Monday, 17 February 2014

Why I Love Westerns


I've been saying a lot of negative things lately and doing a few hateful reviews, so I decided for this one to do something a bit more positive and look at something I like. As you may have already figured out I'm quite fond of the science fiction genre, but I've decided here to look at another area in which I have a certain appreciation for. That area is the Western.

It's hard to say just what it is about the Western that I enjoy. It's a genre that can be simultaneously formulaic and unpredictable. Usually you have some idea what you're getting into. You know there's probably going to be a showdown of some sort, though you can't be sure if it's going to be a one-on-one shootout between the hero and the villain (as in For a Few Dollars More, Once Upon a Time in the West, The Outlaw Josey Wales, Blazing Saddles, and Sam Raimi's The Quick and the Dead), a three-way Mexican stand-off (the famous climax of The Good, the Bad, and the Ugly, helped by the incredible music of Ennio Morricone), a survival course past numerous outlaws in order to get to the station before your train arrives (both versions of 3:10 to Yuma) a tense fight that goes on to include most if not all of the main cast (the shootout near the end of Rio Bravo), our heroes are going to be hopelessly outgunned but go out in a blaze of glory (Butch Cassidy and the Sundance Kid) or they're going to subvert your expeditions and skip any kind of showdown all together (as in No Country for Old Men and Red River, although both by very different means).

One of the most memorable showdowns in any Western.

Despite being a very formulaic genre, the Western does also seem to lend itself to a variety of memorable and lovable characters. From Clint Eastwood's "Man With No Name" to John Wayne as Chance in Rio Bravo to Bart in Blazing Saddles and his best friend Jim (most people call him... Jim) to the mysterious heroine of Raimi's The Quick and the Dead, not to mention Rooster Cogburn and Mattie Ross in both versions of True Grit.

How could we discuss Westerns without bringing up Clint Eastwood's "Man With No Name"?

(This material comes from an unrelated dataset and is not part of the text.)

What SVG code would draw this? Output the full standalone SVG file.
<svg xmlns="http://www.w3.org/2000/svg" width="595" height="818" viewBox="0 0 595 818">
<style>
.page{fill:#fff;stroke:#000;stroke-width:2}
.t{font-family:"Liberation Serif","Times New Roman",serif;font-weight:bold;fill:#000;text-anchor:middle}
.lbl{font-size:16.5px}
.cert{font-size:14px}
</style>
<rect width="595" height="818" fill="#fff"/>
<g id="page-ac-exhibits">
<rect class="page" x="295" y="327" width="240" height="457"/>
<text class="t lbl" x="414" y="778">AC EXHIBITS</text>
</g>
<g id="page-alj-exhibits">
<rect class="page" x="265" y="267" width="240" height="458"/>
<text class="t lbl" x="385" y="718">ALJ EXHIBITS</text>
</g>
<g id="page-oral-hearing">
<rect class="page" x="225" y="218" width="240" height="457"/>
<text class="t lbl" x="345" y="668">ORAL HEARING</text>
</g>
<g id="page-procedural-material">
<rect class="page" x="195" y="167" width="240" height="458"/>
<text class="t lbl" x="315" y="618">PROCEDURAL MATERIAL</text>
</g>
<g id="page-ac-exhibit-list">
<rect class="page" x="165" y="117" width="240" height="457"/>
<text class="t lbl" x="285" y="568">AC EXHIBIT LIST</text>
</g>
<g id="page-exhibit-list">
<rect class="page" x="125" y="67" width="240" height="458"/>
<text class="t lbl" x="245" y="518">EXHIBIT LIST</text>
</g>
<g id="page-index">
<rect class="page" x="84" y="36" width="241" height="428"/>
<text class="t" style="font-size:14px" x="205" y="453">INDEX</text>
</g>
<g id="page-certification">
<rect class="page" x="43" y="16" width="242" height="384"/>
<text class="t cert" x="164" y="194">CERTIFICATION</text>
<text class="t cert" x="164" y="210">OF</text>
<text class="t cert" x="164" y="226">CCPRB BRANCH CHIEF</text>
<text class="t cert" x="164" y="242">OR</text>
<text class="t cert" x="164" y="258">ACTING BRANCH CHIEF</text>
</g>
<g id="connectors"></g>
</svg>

John Wayne in Red River memorably shifts back and forth between hero, anti-hero, and villain.

The Dude in an eye patch. What's not to love?

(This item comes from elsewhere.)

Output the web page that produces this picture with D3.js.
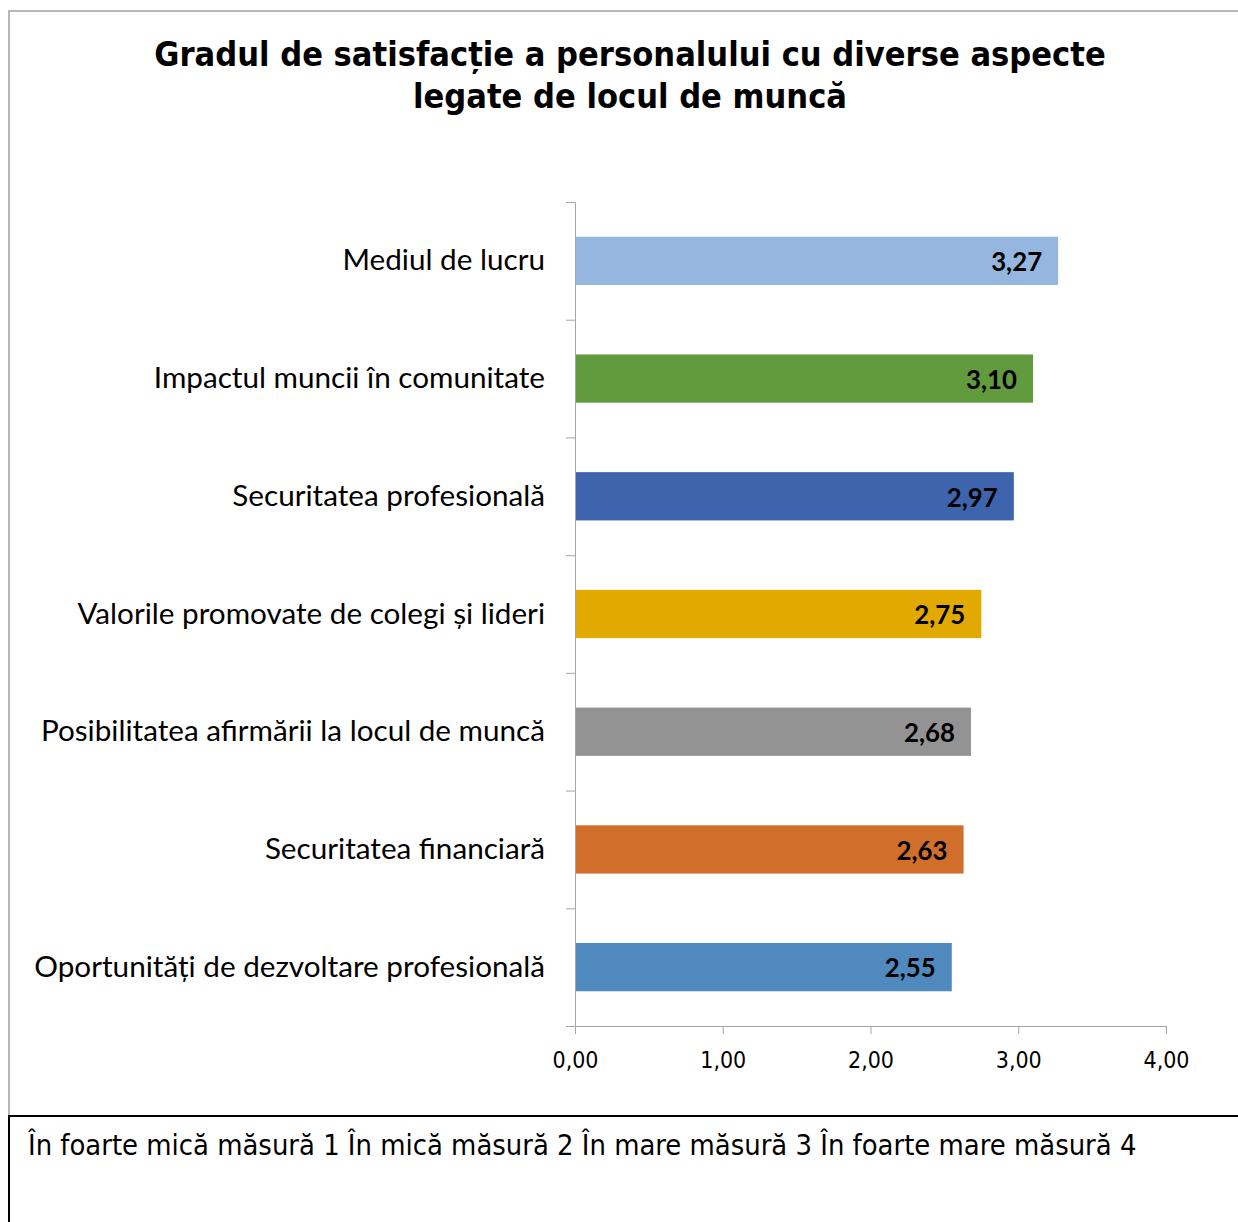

It's not just the heroes either. For every good Western you need not just a great hero but also a great villain to stand in their way. There's plenty of those to go around: Lee Van Cleef as Angel Eyes in The Good, the Bad, and the Ugly, Henry Fonda as Frank in Once Upon a Time in the West (a role cast specifically to surprise audiences expecting him to play the hero), Harvey Korman as Hedy Hedley Lamarr in Blazing Saddles, and John Wayne as Tom Dunson in Red River.

The interactions between Hedley Lamarr and his right hand man Taggart are a source of comedic gold in Blazing Saddles.


I can't understand a word this guy says, but dang it his rousing speech in Authentic Frontier Gibberish is just so inspiring.

Then of course we've often got the impressive landscapes to enjoy. They vary between movies but usually in a Western you can expect to see plenty of desert, which allows for some excellent scenery. 

The very first shot of The Good, the Bad, and the Ugly we get an impressive landscape shot only for some outlaw to shove his ugly mug in front of the camera.

Even a modern Western like No Country For Old Men can't avoid the incredible desert landscapes.

Perhaps the interesting thing about Westerns is the fact that they play a significant role in film history. After all, one of the most significant early motion pictures was Edwin S. Porter's The Great Train Robbery. Contrary to popular belief, this was not the first motion picture to tell a story (that area had already been explored by Georges Méliès, most famously in A Trip to the Moon a year earlier). However, it was significant in being one of the first to explore then-revolutionary editing techniques such as crosscutting.

This scene might not look like much now, but when audiences first saw it 1903 they thought they were actually about to get shot.

Of course naturally it should hardly be a surprise that some of the biggest directors have made Westerns at some point. John Ford's name became synonymous with the Western, Howard Hawks is know to have done at least two great ones (Red River and Rio Bravo). Even one of my all-time favorite directors, Sergio Leone made a career primarily of making Spaghetti Westerns. In the present day we have people like The Coen Brothers (most memorably No Country for Old Men and True Grit, with some Western influence clearly present in The Big Lebowski). Another of my favorite directors, John Carpenter, even made his 1998 film Vampires because the script seemed to resemble a Western and you can certainly see that in the film's frequent use of desert landscapes and ghost towns.